▸ To do
An exact copy of all the data is required, with pictures left out.

□ □ □ □ □

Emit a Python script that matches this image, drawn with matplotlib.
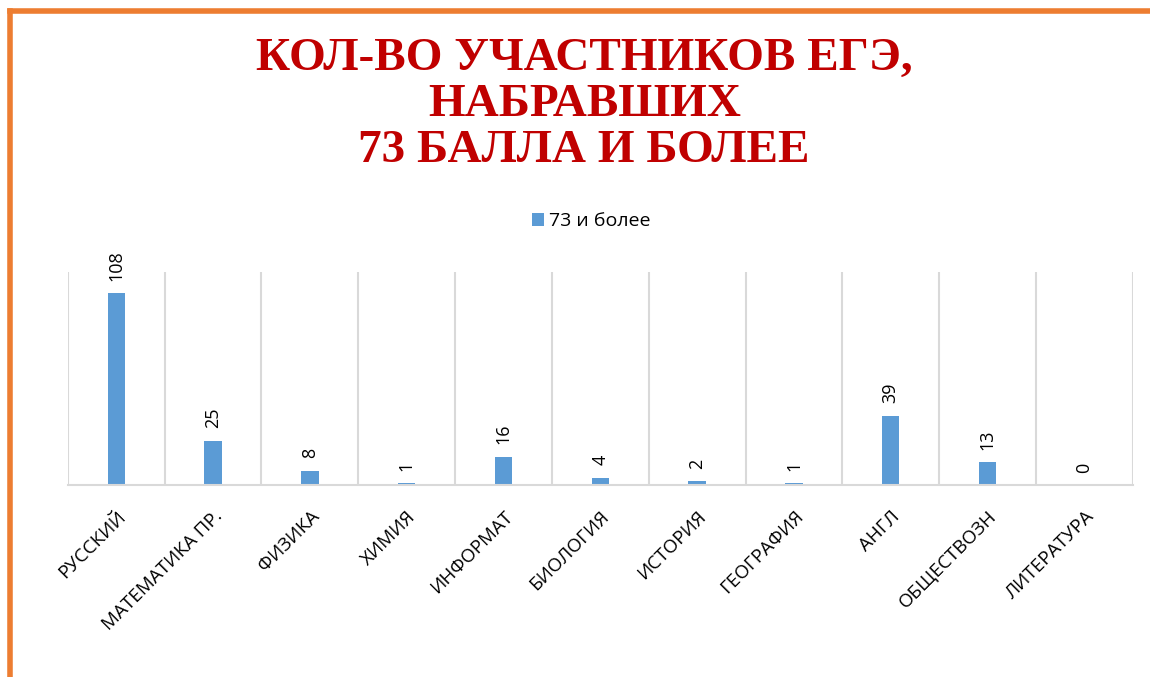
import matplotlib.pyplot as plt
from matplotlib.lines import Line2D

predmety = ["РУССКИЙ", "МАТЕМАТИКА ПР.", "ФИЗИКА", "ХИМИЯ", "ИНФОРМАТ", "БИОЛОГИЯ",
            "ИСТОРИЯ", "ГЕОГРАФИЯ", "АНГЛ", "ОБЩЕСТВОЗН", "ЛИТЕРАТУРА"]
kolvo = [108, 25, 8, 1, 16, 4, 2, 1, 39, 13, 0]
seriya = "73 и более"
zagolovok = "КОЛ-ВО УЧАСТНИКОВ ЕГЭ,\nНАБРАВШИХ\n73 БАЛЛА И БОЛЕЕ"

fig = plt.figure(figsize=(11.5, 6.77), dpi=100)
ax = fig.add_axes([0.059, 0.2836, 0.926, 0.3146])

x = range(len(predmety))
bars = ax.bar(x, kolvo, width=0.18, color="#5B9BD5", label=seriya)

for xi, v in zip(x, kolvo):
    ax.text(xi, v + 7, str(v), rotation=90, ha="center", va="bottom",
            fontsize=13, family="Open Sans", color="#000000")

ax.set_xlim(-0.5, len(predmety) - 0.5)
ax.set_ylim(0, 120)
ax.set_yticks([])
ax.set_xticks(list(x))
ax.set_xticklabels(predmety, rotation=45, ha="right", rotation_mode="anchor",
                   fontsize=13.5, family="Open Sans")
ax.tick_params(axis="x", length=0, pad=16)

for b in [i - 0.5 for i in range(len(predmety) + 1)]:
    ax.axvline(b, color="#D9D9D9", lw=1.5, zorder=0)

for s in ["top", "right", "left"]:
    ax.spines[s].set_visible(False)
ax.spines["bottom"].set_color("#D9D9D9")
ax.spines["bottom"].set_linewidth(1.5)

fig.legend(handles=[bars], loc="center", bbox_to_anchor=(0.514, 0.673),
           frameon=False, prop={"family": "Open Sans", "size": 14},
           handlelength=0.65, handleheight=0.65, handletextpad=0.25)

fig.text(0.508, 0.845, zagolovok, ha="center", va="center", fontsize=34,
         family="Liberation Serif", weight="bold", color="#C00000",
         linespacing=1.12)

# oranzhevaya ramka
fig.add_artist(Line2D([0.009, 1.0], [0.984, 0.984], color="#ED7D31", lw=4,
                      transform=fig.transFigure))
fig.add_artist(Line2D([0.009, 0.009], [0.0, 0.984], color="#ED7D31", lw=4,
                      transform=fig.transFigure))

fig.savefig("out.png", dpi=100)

□ □ □ □ □

▸ Solution to this task
Emit a Python script that matches this image, drawn with matplotlib.
import matplotlib.pyplot as plt
from matplotlib.lines import Line2D

predmety = ["РУССКИЙ", "МАТЕМАТИКА ПР.", "ФИЗИКА", "ХИМИЯ", "ИНФОРМАТ", "БИОЛОГИЯ",
            "ИСТОРИЯ", "ГЕОГРАФИЯ", "АНГЛ", "ОБЩЕСТВОЗН", "ЛИТЕРАТУРА"]
kolvo = [108, 25, 8, 1, 16, 4, 2, 1, 39, 13, 0]
seriya = "73 и более"
zagolovok = "КОЛ-ВО УЧАСТНИКОВ ЕГЭ,\nНАБРАВШИХ\n73 БАЛЛА И БОЛЕЕ"

fig = plt.figure(figsize=(11.5, 6.77), dpi=100)
ax = fig.add_axes([0.059, 0.2836, 0.926, 0.3146])

x = range(len(predmety))
bars = ax.bar(x, kolvo, width=0.18, color="#5B9BD5", label=seriya)

for xi, v in zip(x, kolvo):
    ax.text(xi, v + 7, str(v), rotation=90, ha="center", va="bottom",
            fontsize=13, family="Open Sans", color="#000000")

ax.set_xlim(-0.5, len(predmety) - 0.5)
ax.set_ylim(0, 120)
ax.set_yticks([])
ax.set_xticks(list(x))
ax.set_xticklabels(predmety, rotation=45, ha="right", rotation_mode="anchor",
                   fontsize=13.5, family="Open Sans")
ax.tick_params(axis="x", length=0, pad=16)

for b in [i - 0.5 for i in range(len(predmety) + 1)]:
    ax.axvline(b, color="#D9D9D9", lw=1.5, zorder=0)

for s in ["top", "right", "left"]:
    ax.spines[s].set_visible(False)
ax.spines["bottom"].set_color("#D9D9D9")
ax.spines["bottom"].set_linewidth(1.5)

fig.legend(handles=[bars], loc="center", bbox_to_anchor=(0.514, 0.673),
           frameon=False, prop={"family": "Open Sans", "size": 14},
           handlelength=0.65, handleheight=0.65, handletextpad=0.25)

fig.text(0.508, 0.845, zagolovok, ha="center", va="center", fontsize=34,
         family="Liberation Serif", weight="bold", color="#C00000",
         linespacing=1.12)

# oranzhevaya ramka
fig.add_artist(Line2D([0.009, 1.0], [0.984, 0.984], color="#ED7D31", lw=4,
                      transform=fig.transFigure))
fig.add_artist(Line2D([0.009, 0.009], [0.0, 0.984], color="#ED7D31", lw=4,
                      transform=fig.transFigure))

fig.savefig("out.png", dpi=100)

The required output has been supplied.